A case in point is Senator Bernie Sanders’ vision of American foreign policy, as expressed in a speech delivered this year on September 21st at Westminster College in Fulton, Missouri, where Winston Churchill delivered his “Sinews of Peace” (aka “Iron Curtain”) speech in 1946.
Democracy is central to Sanders’ vision.
Foreign policy, he says, is about championing the values of freedom, democracy, and justice, which means “we need to practice those values here at home. That means continuing the struggle to end racism, sexism, xenophobia, and homophobia here in the United States.” And in matters of economics, practicing democratic values means addressing “the outrageous income and wealth inequality that exists globally and in our own country.”[ii] Peace is undermined by oligarchy when “a small number of extraordinarily powerful special interests exert enormous influence over the economic and political life of the world.” Thus, the top concern is to “revitalize American democracy” at a time when we are experiencing “a rise in authoritarianism and right wing extremism” that exploits resentments, stokes intolerance, and fans ethnic and racial hatreds.
The US should not withdraw from the globe but, instead, should work toward the resolution of conflicts peacefully, through dialogue and debate among diplomats and foreign ministers and also “between people throughout the world at the grassroots level” because “hatred and wars are often based on fear and ignorance.” The US “goal should be global engagement based on partnership, rather than dominance.”
Military intervention too often has backfired, as in Iran, Vietnam, Iraq, and elsewhere. The “Global War on Terror has been a disaster,” making the problem worse rather than better. Military force, while sometimes necessary, must always be “the last resort.”
The welfare and safety of Americans depend on the welfare and safety of others around the world. We must build on the “common humanity” we share with every person on the planet.

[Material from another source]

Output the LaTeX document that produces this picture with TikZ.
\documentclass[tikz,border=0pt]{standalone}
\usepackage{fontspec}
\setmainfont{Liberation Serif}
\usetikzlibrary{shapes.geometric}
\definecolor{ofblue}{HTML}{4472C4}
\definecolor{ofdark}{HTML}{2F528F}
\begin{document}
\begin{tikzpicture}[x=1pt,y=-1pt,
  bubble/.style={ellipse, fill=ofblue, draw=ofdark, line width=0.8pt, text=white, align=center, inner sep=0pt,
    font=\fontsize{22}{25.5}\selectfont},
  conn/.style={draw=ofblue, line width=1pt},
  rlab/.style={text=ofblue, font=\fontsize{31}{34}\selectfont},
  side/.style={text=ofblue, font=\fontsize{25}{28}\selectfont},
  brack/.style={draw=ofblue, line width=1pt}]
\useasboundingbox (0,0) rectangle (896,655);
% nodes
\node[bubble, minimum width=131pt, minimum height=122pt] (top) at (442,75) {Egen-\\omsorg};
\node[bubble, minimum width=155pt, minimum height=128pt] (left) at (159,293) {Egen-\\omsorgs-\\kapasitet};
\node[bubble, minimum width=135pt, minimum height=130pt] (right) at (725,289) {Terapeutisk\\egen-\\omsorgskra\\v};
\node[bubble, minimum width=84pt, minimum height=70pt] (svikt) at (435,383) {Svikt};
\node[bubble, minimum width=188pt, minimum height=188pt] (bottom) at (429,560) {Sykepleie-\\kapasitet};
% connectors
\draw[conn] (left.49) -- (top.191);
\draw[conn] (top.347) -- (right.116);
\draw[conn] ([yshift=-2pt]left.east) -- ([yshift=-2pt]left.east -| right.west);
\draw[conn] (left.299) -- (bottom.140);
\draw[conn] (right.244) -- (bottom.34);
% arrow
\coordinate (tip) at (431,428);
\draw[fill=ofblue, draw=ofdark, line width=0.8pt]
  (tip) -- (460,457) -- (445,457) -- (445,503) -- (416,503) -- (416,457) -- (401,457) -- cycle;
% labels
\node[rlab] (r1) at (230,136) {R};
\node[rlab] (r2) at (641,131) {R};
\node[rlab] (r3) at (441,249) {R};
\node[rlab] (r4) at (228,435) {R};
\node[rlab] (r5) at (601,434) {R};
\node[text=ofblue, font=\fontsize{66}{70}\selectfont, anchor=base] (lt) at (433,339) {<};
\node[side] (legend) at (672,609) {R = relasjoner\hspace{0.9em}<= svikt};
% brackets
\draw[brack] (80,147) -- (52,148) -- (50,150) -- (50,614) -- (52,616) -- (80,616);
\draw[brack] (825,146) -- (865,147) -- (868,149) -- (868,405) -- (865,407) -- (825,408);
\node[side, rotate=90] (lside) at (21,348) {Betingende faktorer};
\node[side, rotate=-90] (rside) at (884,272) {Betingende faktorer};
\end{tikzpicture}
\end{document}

Revitalizing American democracy entails a renewed commitment to fairness, equity, tolerance, partnership, dialogue, and debate by the people and their leaders to build on a common humanity at home and abroad. It resists the mounting attitude of alienation, intolerance, and domination that exaggerates differences, promotes discrimination, and enforces inequality by means of oligarchy, authoritarianism, and militarism. These two clusters of opposing terms structure a culturally credible rendering of the story of America. What Sanders calls “A Renewal of American Purpose” offers a guiding image for reframing the national narrative. It provides a democratic basis for a progressive foreign policy.
Sanders’ vision is a viable starting point, one that shouldn’t be dismissed too quickly as mere “idealism” simply because the details have yet to be worked out. They must be worked out, but not rushed.

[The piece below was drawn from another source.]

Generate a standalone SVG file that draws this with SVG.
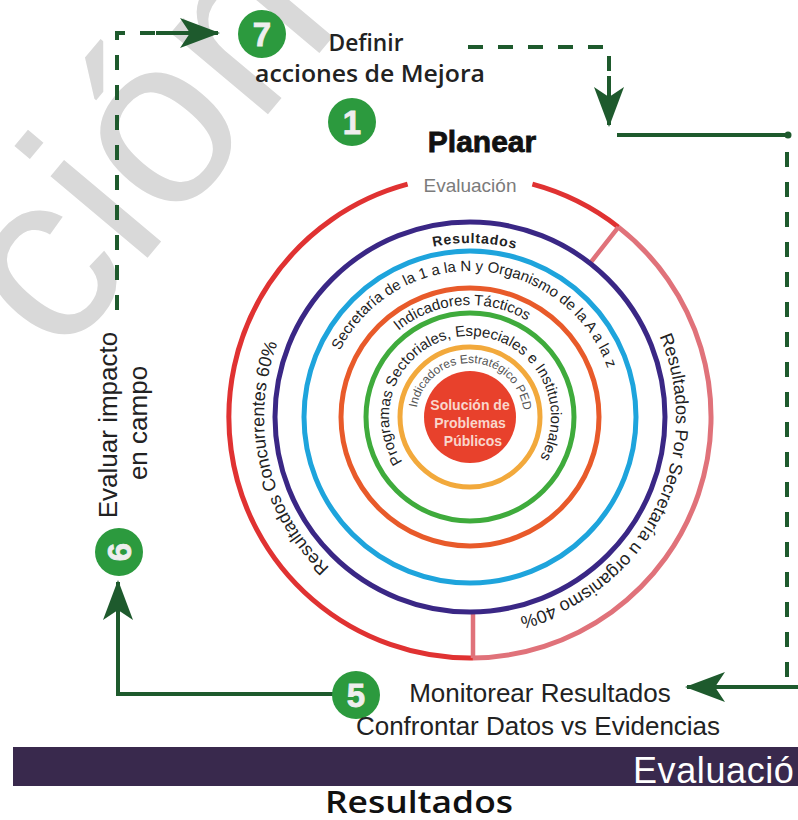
<svg xmlns="http://www.w3.org/2000/svg" width="798" height="820" viewBox="0 0 798 820">
<style>
.conn{fill:none;stroke:#1e5a2d;stroke-width:4}
.dash{stroke-dasharray:15 15}
.badge circle{fill:#2c9a3e}
.badge text{font-family:"Liberation Sans",Arial,sans-serif;font-weight:bold;font-size:33px;fill:#eeeeee;stroke:#eeeeee;stroke-width:0.8;text-anchor:middle}
.lbl{font-family:"Liberation Sans",Arial,sans-serif;fill:#222}
.ring{fill:none;stroke-width:5}
.arct{font-family:"Liberation Sans",Arial,sans-serif;fill:#222;text-anchor:middle}
</style>
<defs>
<marker id="ah" viewBox="0 0 40 30" markerWidth="40" markerHeight="30" refX="38" refY="15" orient="auto" markerUnits="userSpaceOnUse"><path d="M0,0 L40,15 L0,30 L10,15 Z" fill="#1e5a2d"/></marker>
<path id="p206" d="M470,623 A206,206 0 1,1 470,211 A206,206 0 1,1 470,623"/>
<path id="p174" d="M470,591 A174,174 0 1,1 470,243 A174,174 0 1,1 470,591"/>
<path id="p146" d="M470,563 A146,146 0 1,1 470,271 A146,146 0 1,1 470,563"/>
<path id="p112" d="M470,529 A112,112 0 1,1 470,305 A112,112 0 1,1 470,529"/>
<path id="p81" d="M470,498 A81,81 0 1,1 470,336 A81,81 0 1,1 470,498"/>
<path id="p54" d="M470,471 A54,54 0 1,1 470,363 A54,54 0 1,1 470,471"/>
</defs>
<rect width="798" height="820" fill="#fff"/>
<text x="60" y="362" transform="rotate(-50 60 362)" font-size="240" fill="#d9d9d9" font-family="Liberation Sans, Arial, sans-serif">ción</text>

<g id="connectors">
<path class="conn dash" d="M117,310 V33 H160"/>
<path class="conn" d="M156,33 H218" marker-end="url(#ah)"/>
<path class="conn dash" d="M468,47 H609 V78"/>
<path class="conn" d="M609,76 V125" marker-end="url(#ah)"/>
<path class="conn" d="M617,135 H790"/>
<circle cx="788" cy="135" r="3.5" fill="#1e5a2d"/>
<path class="conn dash" d="M787,152 V690"/>
<path class="conn" d="M798,687 H687" marker-end="url(#ah)"/>
<path class="conn" d="M334,694 H118 V582" marker-end="url(#ah)"/>
</g>

<g id="target">
<path class="ring" stroke="#e03232" stroke-width="4.5" d="M532.4,184.2 A241,241 0 0,1 618.4,227.1"/>
<path class="ring" stroke="#e0727a" stroke-width="4.5" d="M618.4,227.1 A241,241 0 0,1 472.9,658"/>
<path class="ring" stroke="#e03232" stroke-width="4.5" d="M472.9,658 A241,241 0 0,1 407.6,184.2"/>
<path stroke="#e0727a" stroke-width="4.5" d="M618.4,227.1 L590,263.3 M473,612 V658"/>
<text x="470" y="192" font-size="19" text-anchor="middle" font-family="Liberation Sans, Arial, sans-serif" fill="#7b7b7b">Evaluación</text>
<circle class="ring" cx="470" cy="417" r="195" stroke="#3a2785"/>
<circle class="ring" cx="470" cy="417" r="166" stroke="#1ea4dc"/>
<circle class="ring" cx="470" cy="417" r="129" stroke="#e85a2a"/>
<circle class="ring" cx="470" cy="417" r="104" stroke="#3fab3c"/>
<circle class="ring" cx="470" cy="417" r="70" stroke="#f2a93c"/>
<circle cx="470" cy="417" r="46" fill="#e8412c"/>
<text class="arct" font-size="18"><textPath href="#p206" startOffset="21.39%">Resultados Concurrentes 60%</textPath></text>
<text class="arct" font-size="18"><textPath href="#p206" startOffset="82.36%">Resultados Por Secretaría u organismo 40%</textPath></text>
<text class="arct" font-size="14" font-weight="bold" letter-spacing="0.8"><textPath href="#p174" startOffset="50.44%">Resultados</textPath></text>
<text class="arct" font-size="15"><textPath href="#p146" startOffset="51.04%">Secretaría de la 1 a la N y Organismo de la A a la z</textPath></text>
<text class="arct" font-size="15"><textPath href="#p112" startOffset="48.75%">Indicadores Tácticos</textPath></text>
<text class="arct" font-size="15"><textPath href="#p81" startOffset="49.53%">Programas Sectoriales, Especiales e Institucionales</textPath></text>
<text class="arct" font-size="12" style="fill:#555"><textPath href="#p54" startOffset="50.42%">Indicadores Estratégico PED</textPath></text>
<g font-family="Liberation Sans, Arial, sans-serif" font-weight="bold" font-size="14" fill="#f9d6cc" text-anchor="middle">
<text x="470" y="410">Solución de</text>
<text x="470" y="428">Problemas</text>
<text x="473" y="446">Públicos</text>
</g>
</g>

<g id="step7" class="badge"><circle cx="262" cy="34" r="24"/><text x="262" y="46">7</text></g>
<g id="definir">
<text class="lbl" x="366" y="51" font-size="23" text-anchor="middle" font-weight="600" textLength="75" lengthAdjust="spacingAndGlyphs" style="font-family:'Open Sans',sans-serif">Definir</text>
<text class="lbl" x="370" y="82" font-size="23" text-anchor="middle" font-weight="600" textLength="230" lengthAdjust="spacingAndGlyphs" style="font-family:'Open Sans',sans-serif">acciones de Mejora</text>
</g>
<g id="step1" class="badge"><circle cx="352" cy="122" r="24"/><text x="352" y="134">1</text></g>
<g id="planear"><text class="lbl" x="482" y="152" font-size="30" font-weight="bold" text-anchor="middle" stroke="#111" stroke-width="0.8" style="fill:#111">Planear</text></g>

<g id="step5" class="badge"><circle cx="356" cy="695" r="24"/><text x="356" y="707">5</text></g>
<g id="monitorear">
<text class="lbl" x="540" y="702" font-size="26" text-anchor="middle">Monitorear Resultados</text>
<text class="lbl" x="538" y="735" font-size="26" text-anchor="middle">Confrontar Datos vs Evidencias</text>
</g>

<g id="step6" class="badge"><circle cx="119" cy="552" r="24"/><text x="119" y="564" transform="rotate(-90 119 552)">6</text></g>
<g id="evaluar">
<text class="lbl" x="117" y="425" font-size="26" text-anchor="middle" transform="rotate(-90 117 425)">Evaluar impacto</text>
<text class="lbl" x="147" y="423" font-size="26" text-anchor="middle" transform="rotate(-90 147 423)">en campo</text>
</g>
<g id="bar">
<rect x="13" y="747" width="785" height="39" fill="#39294d"/>
<text x="633" y="783" font-size="36" letter-spacing="0.6" fill="#fff" font-family="Liberation Sans, Arial, sans-serif">Evaluació</text>
</g>
<g id="resultados"><text class="lbl" x="419" y="813" font-size="31" text-anchor="middle" font-weight="600" textLength="188" lengthAdjust="spacingAndGlyphs" style="font-family:'Open Sans',sans-serif;fill:#111">Resultados</text></g>
</svg>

Predictably, Sanders is tagged the “darling of liberal arts students,” an intended slight from a critic who insists “America remains the world’s last bulwark against evil.” Liberal arts students, we should note, are taught to think critically, to develop perspective, and to address problems constructively, not to subscribe to the devil’s theology.
[i] “The Moral Theology of the Devil,” in Thomas Merton, New Seeds of Contemplation (1961; Boston: Shambhala, 2003), 98.
[ii] Sanders apparently succumbed to a bit of devilish moralism of his own when he pressed hard on his essentially valid point about excessive income disparity by claiming dramatically that the six richest individuals own as much wealth as the 3.7 billion people in the bottom half of the world’s population. Fact checker Nicole Lewis argues that this claim lacks sufficient nuance given the complexities of calculating and comparing wealth inequalities in the global economy.